- Exercise task
Restate the whole of the material. Keep every word, and drop the pictures.

— Start of Data excerpt —

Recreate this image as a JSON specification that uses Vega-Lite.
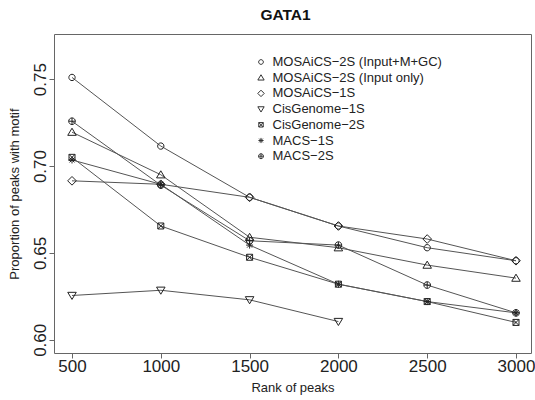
{
  "$schema": "https://vega.github.io/schema/vega-lite/v6.json",
  "width": 477,
  "height": 319,
  "autosize": {"type": "none"},
  "padding": {"left": 54, "top": 34, "right": 4, "bottom": 47},
  "config": {"view": {"stroke": "#666", "strokeWidth": 1}, "font": "Liberation Sans"},
  "title": {"text": "GATA1", "fontSize": 15.5, "fontWeight": "bold", "font": "Liberation Sans", "color": "#111", "baseline": "alphabetic", "offset": -1, "dx": -7},
  "data": {"values": [
    {"method": "MOSAiCS−2S (Input+M+GC)", "rank": 500, "p": 0.751},
    {"method": "MOSAiCS−2S (Input+M+GC)", "rank": 1000, "p": 0.7115},
    {"method": "MOSAiCS−2S (Input+M+GC)", "rank": 1500, "p": 0.682},
    {"method": "MOSAiCS−2S (Input+M+GC)", "rank": 2000, "p": 0.6655},
    {"method": "MOSAiCS−2S (Input+M+GC)", "rank": 2500, "p": 0.653},
    {"method": "MOSAiCS−2S (Input+M+GC)", "rank": 3000, "p": 0.6455},
    {"method": "MOSAiCS−2S (Input only)", "rank": 500, "p": 0.7195},
    {"method": "MOSAiCS−2S (Input only)", "rank": 1000, "p": 0.695},
    {"method": "MOSAiCS−2S (Input only)", "rank": 1500, "p": 0.659},
    {"method": "MOSAiCS−2S (Input only)", "rank": 2000, "p": 0.653},
    {"method": "MOSAiCS−2S (Input only)", "rank": 2500, "p": 0.643},
    {"method": "MOSAiCS−2S (Input only)", "rank": 3000, "p": 0.6355},
    {"method": "MOSAiCS−1S", "rank": 500, "p": 0.6915},
    {"method": "MOSAiCS−1S", "rank": 1000, "p": 0.6895},
    {"method": "MOSAiCS−1S", "rank": 1500, "p": 0.682},
    {"method": "MOSAiCS−1S", "rank": 2000, "p": 0.6655},
    {"method": "MOSAiCS−1S", "rank": 2500, "p": 0.658},
    {"method": "MOSAiCS−1S", "rank": 3000, "p": 0.6455},
    {"method": "CisGenome−1S", "rank": 500, "p": 0.6255},
    {"method": "CisGenome−1S", "rank": 1000, "p": 0.6285},
    {"method": "CisGenome−1S", "rank": 1500, "p": 0.623},
    {"method": "CisGenome−1S", "rank": 2000, "p": 0.6105},
    {"method": "CisGenome−2S", "rank": 500, "p": 0.705},
    {"method": "CisGenome−2S", "rank": 1000, "p": 0.6655},
    {"method": "CisGenome−2S", "rank": 1500, "p": 0.6475},
    {"method": "CisGenome−2S", "rank": 2000, "p": 0.632},
    {"method": "CisGenome−2S", "rank": 2500, "p": 0.622},
    {"method": "CisGenome−2S", "rank": 3000, "p": 0.610},
    {"method": "MACS−1S", "rank": 500, "p": 0.7035},
    {"method": "MACS−1S", "rank": 1000, "p": 0.6895},
    {"method": "MACS−1S", "rank": 1500, "p": 0.6545},
    {"method": "MACS−1S", "rank": 2000, "p": 0.632},
    {"method": "MACS−1S", "rank": 2500, "p": 0.622},
    {"method": "MACS−1S", "rank": 3000, "p": 0.6155},
    {"method": "MACS−2S", "rank": 500, "p": 0.7258},
    {"method": "MACS−2S", "rank": 1000, "p": 0.689},
    {"method": "MACS−2S", "rank": 1500, "p": 0.657},
    {"method": "MACS−2S", "rank": 2000, "p": 0.6545},
    {"method": "MACS−2S", "rank": 2500, "p": 0.6315},
    {"method": "MACS−2S", "rank": 3000, "p": 0.6155}
  ]},
  "encoding": {
    "x": {"field": "rank", "type": "quantitative",
      "scale": {"domain": [398.6, 3084.5], "nice": false, "zero": false},
      "axis": {"values": [500, 1000, 1500, 2000, 2500, 3000], "format": "d", "title": "Rank of peaks",
        "titleFontSize": 13, "titleFontWeight": "normal", "titleColor": "#222", "titleBaseline": "alphabetic", "titleY": 38,
        "labelFontSize": 17, "labelColor": "#222", "labelPadding": 0.5, "labelBaseline": "top", "labelFlush": false, "labelOverlap": false,
        "tickSize": 5, "tickColor": "#666", "domain": false, "grid": false}},
    "y": {"field": "p", "type": "quantitative",
      "scale": {"domain": [0.5924, 0.776], "nice": false, "zero": false},
      "axis": {"values": [0.6, 0.65, 0.7, 0.75], "format": ".2f", "title": "Proportion of peaks with motif",
        "titleFontSize": 13, "titleFontWeight": "normal", "titleColor": "#222", "titleBaseline": "alphabetic", "titleAngle": 270, "titleAlign": "center", "titleX": -36, "titleY": 159.5,
        "labelFontSize": 17, "labelColor": "#222", "labelAngle": 270, "labelAlign": "center", "labelBaseline": "alphabetic", "labelPadding": 4, "labelFlush": false, "labelOverlap": false,
        "tickSize": 5, "tickColor": "#666", "domain": false, "grid": false}}
  },
  "layer": [
    {"mark": {"type": "line", "color": "#555", "strokeWidth": 1}, "encoding": {"detail": {"field": "method"}}},
    {"mark": {"type": "point", "filled": false, "color": "#222", "strokeWidth": 1, "size": 40, "opacity": 1},
      "encoding": {"shape": {"field": "method", "type": "nominal",
        "scale": {"domain": ["MOSAiCS−2S (Input+M+GC)", "MOSAiCS−2S (Input only)", "MOSAiCS−1S", "CisGenome−1S", "CisGenome−2S", "MACS−1S", "MACS−2S"],
          "range": [
            "M-1,0A1,1,0,1,0,1,0A1,1,0,1,0,-1,0Z",
            "M0,-1.25L1.35,1.0L-1.35,1.0Z",
            "M0,-1.37L1.37,0L0,1.37L-1.37,0Z",
            "M0,1.25L1.35,-1.0L-1.35,-1.0Z",
            "M-0.95,-0.95L0.95,-0.95L0.95,0.95L-0.95,0.95ZM-0.95,-0.95L0.95,0.95M-0.95,0.95L0.95,-0.95",
            "M0,-1.1L0,1.1M-1.1,0L1.1,0M-0.78,-0.78L0.78,0.78M-0.78,0.78L0.78,-0.78",
            "M-1.05,0A1.05,1.05,0,1,0,1.05,0A1.05,1.05,0,1,0,-1.05,0ZM-1.05,0L1.05,0M0,-1.05L0,1.05"
          ]},
        "legend": {"orient": "none", "legendX": 200.5, "legendY": 21.5, "title": null, "padding": 0,
          "labelFontSize": 13, "labelColor": "#222", "labelOffset": 5, "labelLimit": 300, "rowPadding": 1.7,
          "symbolSize": 22, "symbolStrokeWidth": 1, "symbolStrokeColor": "#333", "symbolFillColor": "transparent"}}}}
  ]
}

— End of Data excerpt —

- Task output
Recreate this image as a JSON specification that uses Vega-Lite.
{
  "$schema": "https://vega.github.io/schema/vega-lite/v6.json",
  "width": 477,
  "height": 319,
  "autosize": {"type": "none"},
  "padding": {"left": 54, "top": 34, "right": 4, "bottom": 47},
  "config": {"view": {"stroke": "#666", "strokeWidth": 1}, "font": "Liberation Sans"},
  "title": {"text": "GATA1", "fontSize": 15.5, "fontWeight": "bold", "font": "Liberation Sans", "color": "#111", "baseline": "alphabetic", "offset": -1, "dx": -7},
  "data": {"values": [
    {"method": "MOSAiCS−2S (Input+M+GC)", "rank": 500, "p": 0.751},
    {"method": "MOSAiCS−2S (Input+M+GC)", "rank": 1000, "p": 0.7115},
    {"method": "MOSAiCS−2S (Input+M+GC)", "rank": 1500, "p": 0.682},
    {"method": "MOSAiCS−2S (Input+M+GC)", "rank": 2000, "p": 0.6655},
    {"method": "MOSAiCS−2S (Input+M+GC)", "rank": 2500, "p": 0.653},
    {"method": "MOSAiCS−2S (Input+M+GC)", "rank": 3000, "p": 0.6455},
    {"method": "MOSAiCS−2S (Input only)", "rank": 500, "p": 0.7195},
    {"method": "MOSAiCS−2S (Input only)", "rank": 1000, "p": 0.695},
    {"method": "MOSAiCS−2S (Input only)", "rank": 1500, "p": 0.659},
    {"method": "MOSAiCS−2S (Input only)", "rank": 2000, "p": 0.653},
    {"method": "MOSAiCS−2S (Input only)", "rank": 2500, "p": 0.643},
    {"method": "MOSAiCS−2S (Input only)", "rank": 3000, "p": 0.6355},
    {"method": "MOSAiCS−1S", "rank": 500, "p": 0.6915},
    {"method": "MOSAiCS−1S", "rank": 1000, "p": 0.6895},
    {"method": "MOSAiCS−1S", "rank": 1500, "p": 0.682},
    {"method": "MOSAiCS−1S", "rank": 2000, "p": 0.6655},
    {"method": "MOSAiCS−1S", "rank": 2500, "p": 0.658},
    {"method": "MOSAiCS−1S", "rank": 3000, "p": 0.6455},
    {"method": "CisGenome−1S", "rank": 500, "p": 0.6255},
    {"method": "CisGenome−1S", "rank": 1000, "p": 0.6285},
    {"method": "CisGenome−1S", "rank": 1500, "p": 0.623},
    {"method": "CisGenome−1S", "rank": 2000, "p": 0.6105},
    {"method": "CisGenome−2S", "rank": 500, "p": 0.705},
    {"method": "CisGenome−2S", "rank": 1000, "p": 0.6655},
    {"method": "CisGenome−2S", "rank": 1500, "p": 0.6475},
    {"method": "CisGenome−2S", "rank": 2000, "p": 0.632},
    {"method": "CisGenome−2S", "rank": 2500, "p": 0.622},
    {"method": "CisGenome−2S", "rank": 3000, "p": 0.610},
    {"method": "MACS−1S", "rank": 500, "p": 0.7035},
    {"method": "MACS−1S", "rank": 1000, "p": 0.6895},
    {"method": "MACS−1S", "rank": 1500, "p": 0.6545},
    {"method": "MACS−1S", "rank": 2000, "p": 0.632},
    {"method": "MACS−1S", "rank": 2500, "p": 0.622},
    {"method": "MACS−1S", "rank": 3000, "p": 0.6155},
    {"method": "MACS−2S", "rank": 500, "p": 0.7258},
    {"method": "MACS−2S", "rank": 1000, "p": 0.689},
    {"method": "MACS−2S", "rank": 1500, "p": 0.657},
    {"method": "MACS−2S", "rank": 2000, "p": 0.6545},
    {"method": "MACS−2S", "rank": 2500, "p": 0.6315},
    {"method": "MACS−2S", "rank": 3000, "p": 0.6155}
  ]},
  "encoding": {
    "x": {"field": "rank", "type": "quantitative",
      "scale": {"domain": [398.6, 3084.5], "nice": false, "zero": false},
      "axis": {"values": [500, 1000, 1500, 2000, 2500, 3000], "format": "d", "title": "Rank of peaks",
        "titleFontSize": 13, "titleFontWeight": "normal", "titleColor": "#222", "titleBaseline": "alphabetic", "titleY": 38,
        "labelFontSize": 17, "labelColor": "#222", "labelPadding": 0.5, "labelBaseline": "top", "labelFlush": false, "labelOverlap": false,
        "tickSize": 5, "tickColor": "#666", "domain": false, "grid": false}},
    "y": {"field": "p", "type": "quantitative",
      "scale": {"domain": [0.5924, 0.776], "nice": false, "zero": false},
      "axis": {"values": [0.6, 0.65, 0.7, 0.75], "format": ".2f", "title": "Proportion of peaks with motif",
        "titleFontSize": 13, "titleFontWeight": "normal", "titleColor": "#222", "titleBaseline": "alphabetic", "titleAngle": 270, "titleAlign": "center", "titleX": -36, "titleY": 159.5,
        "labelFontSize": 17, "labelColor": "#222", "labelAngle": 270, "labelAlign": "center", "labelBaseline": "alphabetic", "labelPadding": 4, "labelFlush": false, "labelOverlap": false,
        "tickSize": 5, "tickColor": "#666", "domain": false, "grid": false}}
  },
  "layer": [
    {"mark": {"type": "line", "color": "#555", "strokeWidth": 1}, "encoding": {"detail": {"field": "method"}}},
    {"mark": {"type": "point", "filled": false, "color": "#222", "strokeWidth": 1, "size": 40, "opacity": 1},
      "encoding": {"shape": {"field": "method", "type": "nominal",
        "scale": {"domain": ["MOSAiCS−2S (Input+M+GC)", "MOSAiCS−2S (Input only)", "MOSAiCS−1S", "CisGenome−1S", "CisGenome−2S", "MACS−1S", "MACS−2S"],
          "range": [
            "M-1,0A1,1,0,1,0,1,0A1,1,0,1,0,-1,0Z",
            "M0,-1.25L1.35,1.0L-1.35,1.0Z",
            "M0,-1.37L1.37,0L0,1.37L-1.37,0Z",
            "M0,1.25L1.35,-1.0L-1.35,-1.0Z",
            "M-0.95,-0.95L0.95,-0.95L0.95,0.95L-0.95,0.95ZM-0.95,-0.95L0.95,0.95M-0.95,0.95L0.95,-0.95",
            "M0,-1.1L0,1.1M-1.1,0L1.1,0M-0.78,-0.78L0.78,0.78M-0.78,0.78L0.78,-0.78",
            "M-1.05,0A1.05,1.05,0,1,0,1.05,0A1.05,1.05,0,1,0,-1.05,0ZM-1.05,0L1.05,0M0,-1.05L0,1.05"
          ]},
        "legend": {"orient": "none", "legendX": 200.5, "legendY": 21.5, "title": null, "padding": 0,
          "labelFontSize": 13, "labelColor": "#222", "labelOffset": 5, "labelLimit": 300, "rowPadding": 1.7,
          "symbolSize": 22, "symbolStrokeWidth": 1, "symbolStrokeColor": "#333", "symbolFillColor": "transparent"}}}}
  ]
}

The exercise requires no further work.